= Margot Perryman =

Margot Perryman (born 1938) is a British educator and abstract artist. Her works are held in the collections of the Tate Gallery and the UK Government. She taught at institutions including Goldsmith College and Ravensbourne College in London, and at Winchester College of Art.

== Biography ==
Perryman was born in 1938 in Plymouth, Devon. She studied at the Harrow School of Art (1953–1956), which is now part of the University of Westminster. She then specialised in painting at the Slade School of Fine Art in London (1956–1959).

After graduating, Perryman exhibited at John Moore's Liverpool Exhibition in 1965. She taught at the United States School in London then lived and worked in New York from 1965–1966. After returning to England she taught at Goldsmith College (now Goldsmiths University) and Ravensbourne College in London, and at Winchester College of Art.

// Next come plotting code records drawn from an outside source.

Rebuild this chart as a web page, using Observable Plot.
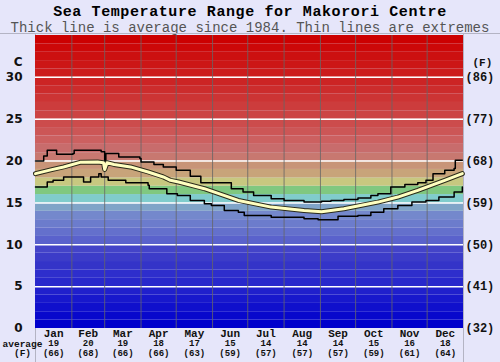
<!DOCTYPE html>
<html>
<head>
<meta charset="utf-8">
<script src="https://cdn.jsdelivr.net/npm/d3@7"></script>
<script src="https://cdn.jsdelivr.net/npm/@observablehq/plot@0.6"></script>
<style>
  html, body { margin: 0; padding: 0; background: #e6e6fa; }
  #wrap { position: relative; width: 500px; height: 362px; overflow: hidden; background: #e6e6fa; }
  #title { position: absolute; top: 4px; left: 0; width: 500px; text-align: center;
           font: bold 15px "Liberation Mono", monospace; letter-spacing: 0.6px; line-height: 18px; color: #000; }
  #subtitle { position: absolute; top: 20px; left: 0; width: 500px; text-align: center;
           font: 14px "Liberation Mono", monospace; line-height: 16px; color: #555; }
  #hline { position: absolute; top: 33px; left: 0; width: 500px; height: 1px; background: #b4b4c4; }
  #vl { position: absolute; top: 33px; left: 35px; width: 1px; height: 329px; background: #b4b4c4; }
  #vr { position: absolute; top: 33px; left: 463px; width: 1px; height: 329px; background: #b4b4c4; }
  #chart { position: absolute; top: 34px; left: 0; }
</style>
</head>
<body>
<div id="wrap">
  <div id="title">Sea Temperature Range for Makorori Centre</div>
  <div id="subtitle">Thick line is average since 1984. Thin lines are extremes</div>
  <div id="hline"></div><div id="vl"></div><div id="vr"></div>
  <div id="chart"></div>
</div>
<script>
// ---- data ----
const monthNames = ["Jan","Feb","Mar","Apr","May","Jun","Jul","Aug","Sep","Oct","Nov","Dec"];
const monthStartDay = [0,31,59,90,120,151,181,212,243,273,304,334];
const yearDays = 365;
const avgC = [19,20,19,18,17,15,14,14,14,15,16,18];
const avgF = [66,68,66,66,63,59,57,57,57,59,61,64];
const ticksC = [0,5,10,15,20,25,30];
const ticksF = ["(32)","(41)","(50)","(59)","(68)","(77)","(86)"];

// max extreme (day of year, deg C)
const maxDay  = [0,7,10,18,32,33,56,59,60,71,89,90,101,109,120,132,141,167,177,186,201,212,229,244,252,263,275,286,292,303,315,326,333,339,349,357,358,364];
const maxTemp = [20.0,20.6,21.3,20.8,20.9,21.3,21.1,19.5,20.9,20.5,20.3,19.9,19.6,19.3,18.9,18.2,17.4,16.7,16.3,15.9,15.5,15.3,15.1,15.2,15.3,15.4,15.6,15.9,16.1,16.9,17.2,17.4,17.7,18.5,18.9,19.1,20.1,20.1];
// average
const avgDay  = [0,13,24,38,53,58,59,61,67,81,96,109,115,122,144,173,201,229,244,263,292,309,326,349,364];
const avgTemp = [18.5,18.95,19.3,19.85,19.9,19.8,19.0,19.8,19.6,19.3,18.7,18.1,17.7,17.5,16.7,15.3,14.5,14.1,13.95,14.3,15.1,15.7,16.5,17.7,18.5];
// min extreme
const minDay  = [0,10,15,24,41,47,54,56,62,77,96,97,112,121,132,144,150,161,173,178,201,229,241,258,275,286,297,309,321,333,344,357,364];
const minTemp = [16.9,17.5,17.7,18.1,17.5,18.1,18.5,18.1,17.7,17.4,17.1,16.7,16.1,15.9,15.3,14.9,14.7,14.1,13.9,13.5,13.3,13.1,13.0,13.4,13.5,13.9,14.3,14.7,15.1,15.3,15.7,16.3,16.9];

// background band palette, 1 degree per band from 0 upward
const bandPalette = ["#0000cc","#0808cc","#1010cc","#1818cc","#2020cc","#2828cc","#2e2ecc","#3434c8","#3c3cc8","#4444c8",
  "#5a62cc","#6470cc","#6c7ccc","#7488cc","#80a4c8","#80cccc","#80c880","#c8c880","#c8a47a","#c89478",
  "#c87870","#c86c6c","#cc6060","#cc5656","#cc4c4c","#cc4444","#cc3c3c","#cc3434","#cc2c2c","#cc2424",
  "#cc1c1c","#cc1616","#cc1010","#cc0808","#cc0000"];

// ---- tables ----
const bands = bandPalette.map((c, i) => ({lo: i, hi: i + 1, c}));
const bounds = monthStartDay.concat([yearDays]);
const months = monthNames.map((m, i) => ({m, mid: (bounds[i] + bounds[i + 1]) / 2, c: String(avgC[i]), f: `(${avgF[i]})`}));
const maxRows = maxDay.map((d, i) => ({d, t: maxTemp[i]}));
const avgRows = avgDay.map((d, i) => ({d, t: avgTemp[i]}));
const minRows = minDay.map((d, i) => ({d, t: minTemp[i]}));

const mono = "Liberation Mono, monospace";
const sans = "DejaVu Sans, sans-serif";

const plot = Plot.plot({
  width: 500,
  height: 328,
  marginTop: 1,
  marginBottom: 34,
  marginLeft: 35,
  marginRight: 37,
  style: {background: "transparent", overflow: "visible"},
  x: {domain: [0, yearDays], axis: null},
  y: {domain: [0, 35], axis: null},
  marks: [
    Plot.rect(bands, {x1: 0, x2: yearDays, y1: "lo", y2: "hi", fill: "c"}),
    Plot.ruleY(ticksC.filter(t => t > 0), {stroke: "white", strokeWidth: 1.5}),
    Plot.ruleX(monthStartDay.slice(1), {stroke: "#666", strokeWidth: 1, strokeOpacity: 0.8}),
    Plot.line(maxRows, {x: "d", y: "t", curve: "step-after", stroke: "#000", strokeWidth: 1.5}),
    Plot.line(minRows, {x: "d", y: "t", curve: "step-after", stroke: "#000", strokeWidth: 1.5}),
    Plot.line(avgRows, {x: "d", y: "t", stroke: "#2a2a1a", strokeWidth: 5}),
    Plot.line(avgRows, {x: "d", y: "t", stroke: "#ffffc0", strokeWidth: 3}),
    // left ticks
    Plot.text(ticksC, {y: d => d, text: d => String(d), frameAnchor: "left", dx: -13, textAnchor: "end",
      fontFamily: sans, fontWeight: "bold", fontSize: 12, fill: "#111"}),
    Plot.text(["C"], {frameAnchor: "top-left", dx: -13, dy: 27, lineAnchor: "middle", textAnchor: "end",
      fontFamily: sans, fontWeight: "bold", fontSize: 12, fill: "#111"}),
    // right ticks
    Plot.text(ticksC, {y: d => d, text: (d, i) => ticksF[i], frameAnchor: "right", dx: 2, textAnchor: "start",
      fontFamily: mono, fontWeight: "bold", fontSize: 12, fill: "#111"}),
    Plot.text(["(F)"], {frameAnchor: "top-right", dx: 9, dy: 27, lineAnchor: "middle", textAnchor: "start",
      fontFamily: mono, fontWeight: "bold", fontSize: 11, fill: "#111"}),
    // bottom labels
    Plot.text(months, {x: "mid", text: "m", frameAnchor: "bottom", dy: 5, lineAnchor: "middle",
      fontFamily: mono, fontWeight: "bold", fontSize: 11, fill: "#111"}),
    Plot.text(months, {x: "mid", text: "c", frameAnchor: "bottom", dy: 15, lineAnchor: "middle",
      fontFamily: mono, fontWeight: "bold", fontSize: 9, fill: "#111"}),
    Plot.text(months, {x: "mid", text: "f", frameAnchor: "bottom", dy: 24.5, lineAnchor: "middle",
      fontFamily: mono, fontWeight: "bold", fontSize: 9, fill: "#111"}),
    Plot.text(["average"], {frameAnchor: "bottom-left", dx: -13, dy: 15, lineAnchor: "middle", textAnchor: "middle",
      fontFamily: mono, fontWeight: "bold", fontSize: 9.5, fill: "#111"}),
    Plot.text(["(F)"], {frameAnchor: "bottom-left", dx: -13, dy: 24.5, lineAnchor: "middle", textAnchor: "middle",
      fontFamily: mono, fontWeight: "bold", fontSize: 9.5, fill: "#111"})
  ]
});
document.getElementById("chart").appendChild(plot);
</script>
</body>
</html>
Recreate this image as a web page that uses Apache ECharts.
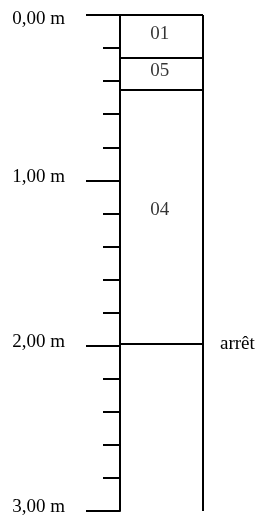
<!DOCTYPE html>
<html>
<head>
<meta charset="utf-8">
<style>
  html, body { margin: 0; padding: 0; background: #fff; }
  #chart { width: 262px; height: 517px; }
</style>
<script src="https://cdn.jsdelivr.net/npm/echarts@6/dist/echarts.min.js"></script>
</head>
<body>
<div id="chart"></div>
<script>
// depth scale (m)
const depthTicks = [0, 1, 2, 3];
const depthLabels = ["0,00 m", "1,00 m", "2,00 m", "3,00 m"];

// layers: boundaries (top of each layer), names, where the name sits
const layerTops = [0, 0.26, 0.45];
const layerNames = ["01", "05", "04"];
const layerLabelDepths = [0.115, 0.34, 1.18];

// end of the boring
const stopDepth = 1.99;
const stopLabel = "arrêt";

const FONT = "'Liberation Serif', 'Times New Roman', serif";
const INK = "#000";

const chart = echarts.init(document.getElementById("chart"), null, { renderer: "canvas" });

const boundaryLines = layerTops.map(d => ({ yAxis: d, label: { show: false } }));
boundaryLines.push({
  yAxis: stopDepth,
  label: {
    show: true,
    position: "end",
    distance: 17,
    formatter: stopLabel,
    color: INK,
    fontFamily: FONT,
    fontSize: 19,
    padding: [0, 0, 2, 0]
  }
});
// right side of the column
boundaryLines.push({ xAxis: 1, label: { show: false } });

chart.setOption({
  animation: false,
  grid: { left: 120, right: 59, top: 15, bottom: 3 },
  xAxis: { type: "value", min: 0, max: 1, show: false },
  yAxis: {
    type: "value",
    inverse: true,
    min: 0,
    max: 3,
    interval: 1,
    axisLine: { show: true, lineStyle: { color: INK, width: 2 } },
    axisTick: { show: true, length: 34, lineStyle: { color: INK, width: 2 } },
    minorTick: { show: true, splitNumber: 5, length: 17, lineStyle: { color: INK, width: 2 } },
    splitLine: { show: false },
    minorSplitLine: { show: false },
    axisLabel: {
      margin: 55,
      color: INK,
      fontFamily: FONT,
      fontSize: 19,
      formatter: v => {
        const i = depthTicks.indexOf(v);
        const txt = i >= 0 ? depthLabels[i] : "";
        return v === 0 ? "{top|" + txt + "}" : "{low|" + txt + "}";
      },
      rich: {
        top: { fontFamily: FONT, fontSize: 19, color: INK, padding: [8, 0, 0, 0] },
        low: { fontFamily: FONT, fontSize: 19, color: INK, padding: [0, 0, 7, 0] }
      }
    }
  },
  series: [
    {
      type: "scatter",
      symbolSize: 0,
      silent: true,
      data: layerNames.map((n, i) => ({ name: n, value: [0.48, layerLabelDepths[i]] })),
      label: {
        show: true,
        position: "inside",
        formatter: p => p.name,
        color: INK,
        fontFamily: FONT,
        fontSize: 19
      },
      markLine: {
        silent: true,
        symbol: "none",
        lineStyle: { color: INK, width: 2, type: "solid" },
        emphasis: { disabled: true },
        data: boundaryLines
      }
    }
  ]
});
</script>
</body>
</html>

Perryman's earliest works were earlier works were of ragged flat-colour shapes and she also had an interest in mathematical drawings. In 1970, Perryman's acrylic paintings were exhibited at in a group exhibition at the Richard Demarco Gallery in Edinburgh, Scotland. Her 1969 painting Arcade was purchased directly from the exhibition and is held in the permanent collection of the Tate Gallery.

Perryman's work Untitled No.76 is held in the UK Government's art collection. Other works by Perryman are held by the Leicestershire Education Committee, The Fitzwilliam Museum and the Arts Council Collection at the Southbank Centre.